Source data |
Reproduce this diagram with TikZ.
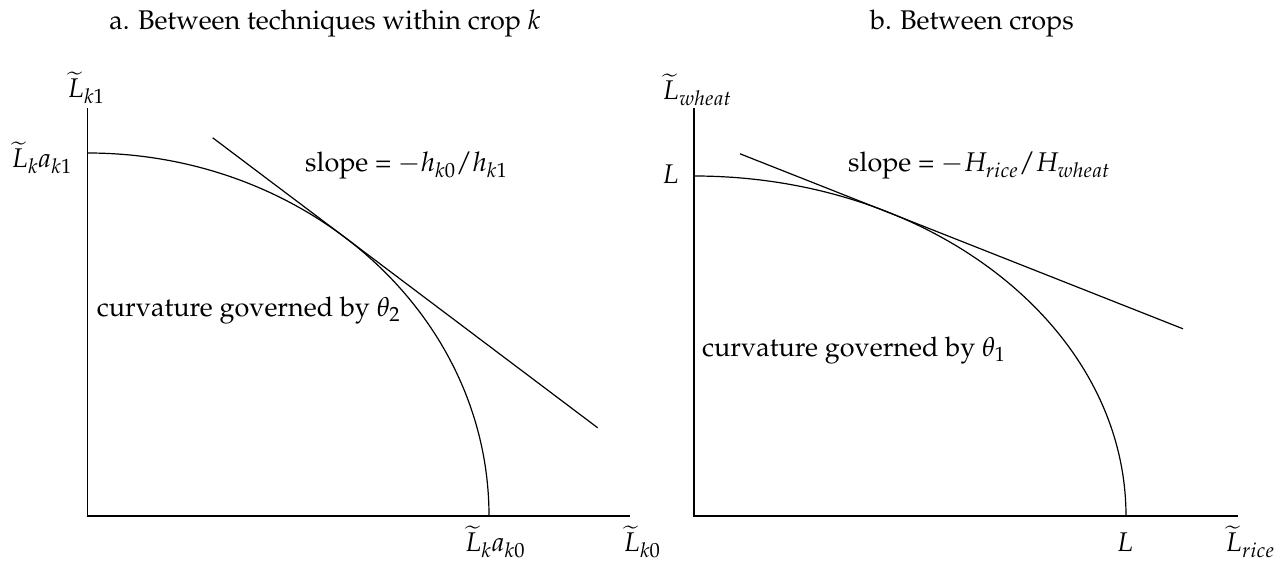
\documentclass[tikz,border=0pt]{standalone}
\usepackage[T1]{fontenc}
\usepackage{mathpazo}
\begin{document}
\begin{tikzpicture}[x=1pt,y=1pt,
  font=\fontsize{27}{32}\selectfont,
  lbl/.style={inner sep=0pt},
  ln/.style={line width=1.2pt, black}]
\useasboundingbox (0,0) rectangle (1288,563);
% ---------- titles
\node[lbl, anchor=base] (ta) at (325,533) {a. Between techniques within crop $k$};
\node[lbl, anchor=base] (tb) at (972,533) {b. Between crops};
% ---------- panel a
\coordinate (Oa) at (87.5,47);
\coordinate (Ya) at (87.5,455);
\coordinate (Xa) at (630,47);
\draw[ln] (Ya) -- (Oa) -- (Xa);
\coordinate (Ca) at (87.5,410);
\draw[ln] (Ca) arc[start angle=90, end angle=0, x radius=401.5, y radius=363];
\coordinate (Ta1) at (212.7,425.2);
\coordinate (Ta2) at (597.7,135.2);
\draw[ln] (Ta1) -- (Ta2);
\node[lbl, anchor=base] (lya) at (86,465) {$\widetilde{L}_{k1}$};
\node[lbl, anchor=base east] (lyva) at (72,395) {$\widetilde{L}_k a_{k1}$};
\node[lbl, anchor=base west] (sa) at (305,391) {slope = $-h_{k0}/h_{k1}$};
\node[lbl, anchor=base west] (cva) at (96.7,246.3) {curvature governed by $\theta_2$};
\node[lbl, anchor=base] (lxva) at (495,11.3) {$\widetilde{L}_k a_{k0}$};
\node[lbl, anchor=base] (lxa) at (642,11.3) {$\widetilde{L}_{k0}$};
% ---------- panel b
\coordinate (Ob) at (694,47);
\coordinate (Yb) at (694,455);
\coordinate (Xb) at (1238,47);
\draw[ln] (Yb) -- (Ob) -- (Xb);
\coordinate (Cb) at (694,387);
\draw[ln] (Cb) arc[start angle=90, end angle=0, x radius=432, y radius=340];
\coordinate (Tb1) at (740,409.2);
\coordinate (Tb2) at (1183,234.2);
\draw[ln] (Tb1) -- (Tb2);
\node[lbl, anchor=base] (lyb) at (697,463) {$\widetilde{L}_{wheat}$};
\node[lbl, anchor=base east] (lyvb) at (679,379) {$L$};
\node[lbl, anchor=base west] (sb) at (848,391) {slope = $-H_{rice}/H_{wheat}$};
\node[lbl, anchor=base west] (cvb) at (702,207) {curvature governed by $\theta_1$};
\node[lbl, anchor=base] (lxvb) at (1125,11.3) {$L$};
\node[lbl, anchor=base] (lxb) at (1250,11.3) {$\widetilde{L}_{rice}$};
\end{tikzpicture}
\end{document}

Exercise details | All the lines above are to be reproduced exactly, except the pictures.

Reply |
Reproduce this diagram with TikZ.
\documentclass[tikz,border=0pt]{standalone}
\usepackage[T1]{fontenc}
\usepackage{mathpazo}
\begin{document}
\begin{tikzpicture}[x=1pt,y=1pt,
  font=\fontsize{27}{32}\selectfont,
  lbl/.style={inner sep=0pt},
  ln/.style={line width=1.2pt, black}]
\useasboundingbox (0,0) rectangle (1288,563);
% ---------- titles
\node[lbl, anchor=base] (ta) at (325,533) {a. Between techniques within crop $k$};
\node[lbl, anchor=base] (tb) at (972,533) {b. Between crops};
% ---------- panel a
\coordinate (Oa) at (87.5,47);
\coordinate (Ya) at (87.5,455);
\coordinate (Xa) at (630,47);
\draw[ln] (Ya) -- (Oa) -- (Xa);
\coordinate (Ca) at (87.5,410);
\draw[ln] (Ca) arc[start angle=90, end angle=0, x radius=401.5, y radius=363];
\coordinate (Ta1) at (212.7,425.2);
\coordinate (Ta2) at (597.7,135.2);
\draw[ln] (Ta1) -- (Ta2);
\node[lbl, anchor=base] (lya) at (86,465) {$\widetilde{L}_{k1}$};
\node[lbl, anchor=base east] (lyva) at (72,395) {$\widetilde{L}_k a_{k1}$};
\node[lbl, anchor=base west] (sa) at (305,391) {slope = $-h_{k0}/h_{k1}$};
\node[lbl, anchor=base west] (cva) at (96.7,246.3) {curvature governed by $\theta_2$};
\node[lbl, anchor=base] (lxva) at (495,11.3) {$\widetilde{L}_k a_{k0}$};
\node[lbl, anchor=base] (lxa) at (642,11.3) {$\widetilde{L}_{k0}$};
% ---------- panel b
\coordinate (Ob) at (694,47);
\coordinate (Yb) at (694,455);
\coordinate (Xb) at (1238,47);
\draw[ln] (Yb) -- (Ob) -- (Xb);
\coordinate (Cb) at (694,387);
\draw[ln] (Cb) arc[start angle=90, end angle=0, x radius=432, y radius=340];
\coordinate (Tb1) at (740,409.2);
\coordinate (Tb2) at (1183,234.2);
\draw[ln] (Tb1) -- (Tb2);
\node[lbl, anchor=base] (lyb) at (697,463) {$\widetilde{L}_{wheat}$};
\node[lbl, anchor=base east] (lyvb) at (679,379) {$L$};
\node[lbl, anchor=base west] (sb) at (848,391) {slope = $-H_{rice}/H_{wheat}$};
\node[lbl, anchor=base west] (cvb) at (702,207) {curvature governed by $\theta_1$};
\node[lbl, anchor=base] (lxvb) at (1125,11.3) {$L$};
\node[lbl, anchor=base] (lxb) at (1250,11.3) {$\widetilde{L}_{rice}$};
\end{tikzpicture}
\end{document}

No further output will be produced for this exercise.